When it comes to advertising, however, TSN and Sportsnet out earn other specialties by an enormous amount. Sportsnet pulled in $230 million in ad revenue in 2018 (not counting Sportsnet 360, World or One) while TSN raked in $138.4 million.

That doesn’t mean all is well, however. Sportsnet had 7.156 million subscribers in 2018, a good number, the second-best among all non-must-carry specialties. Those numbers fell 4.7% since 2017 and 13.7% since 2014. TSN counted 7.8 million subscribers in 2018, which is 4% lower than 2017 and 13.8% fewer than 2014.

The success of certain teams seems to matter, too. Sportsnet One, which airs a good chunk of exclusive regular season Toronto Blue Jays games, was at 6.1 million subscribers at August 31, 2018, off its 2015 high of 6.73 million subs – which also happened to be the year the Toronto Blue Jays made a fun, strong playoff run where the highlight was Jose Bautista’s bat-flip game.

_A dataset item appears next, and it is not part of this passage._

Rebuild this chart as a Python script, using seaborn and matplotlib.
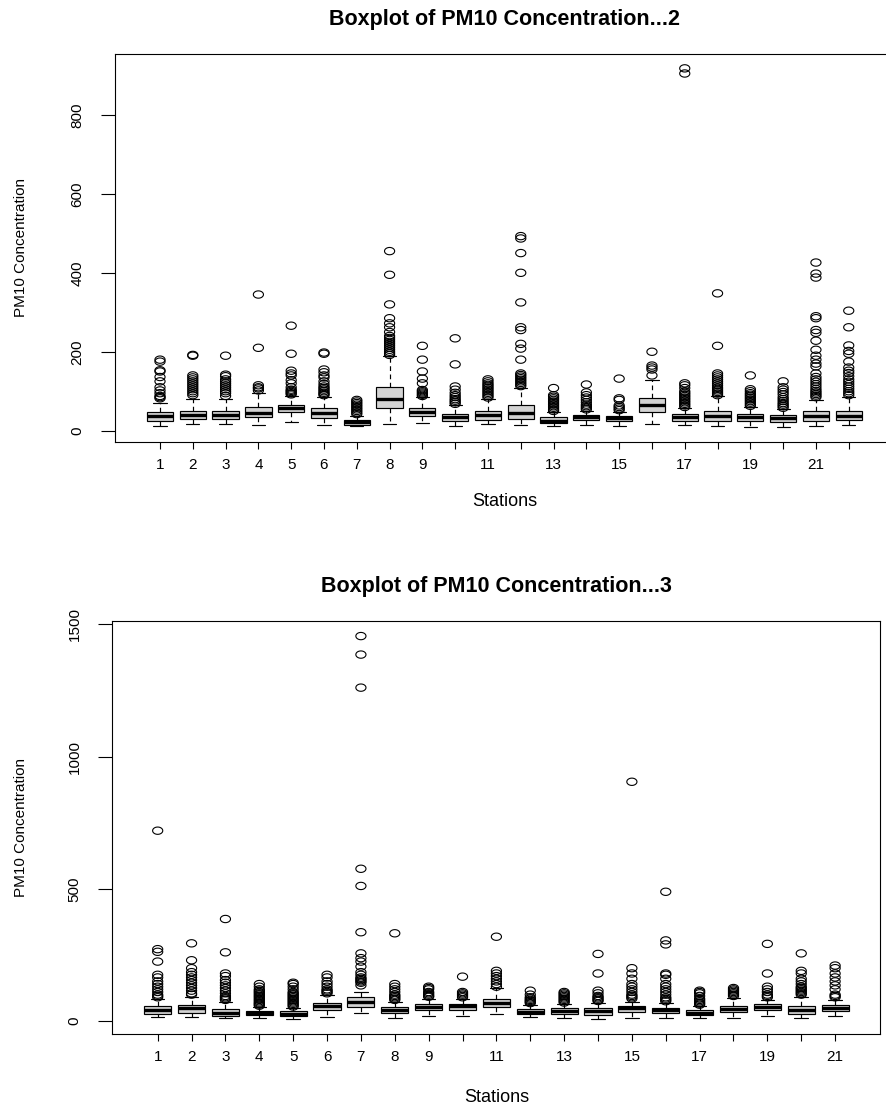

That particular game wasn’t limited to SNOne, but the strength of the team that year likely drove subscribers to that channel.

Adding those subs back to SNOne would earn Rogers about $7.7 million, which is just about what the company is paying Marcus Stroman to pitch this season, according to Baseball Prospectus.

FINALLY, THESE BARE numbers reveal just why Quebecor Media CEO Pierre Karl Péladeau is at the end of his rope with TVA Sports and is fighting Bell so hard. Since 2014, the Quebecor Media channel has lost a total of $135 million, while Bell’s RDS has earned $131 million pre-tax profit in that time.

Granted, TVA Sports was new in 2011 and RDS was born in 1989 and part of basic cable for a long time, but the Quebecor channel has sub-licenced Rogers’ NHL Hockey rights for the French market and it was assumed that would boost the channel’s fortunes. It has not.

TVA Sports revenue fell by 9% in 2018 as compared to 2017, thanks to a 21% drop in ad revenue to $18 million and a 6.6% drop in subscriber revenues to $71.3 million. Péladeau has blamed the channel’s subscriber losses (it’s down 20% since 2015) on Bell TV repackaging and has fought in front of the CRTC and now, in the courts.

At the same time, RDS has remained stable by comparison, even though it is shrinking, too. Subscribers have dropped to 2.54 million in 2018 from a high of 3.2 million five years ago. Annual revenue came in at $160.5 million in 2018, a drop of 5.7% in a year. It is still profitable, earning a 9% operating margin.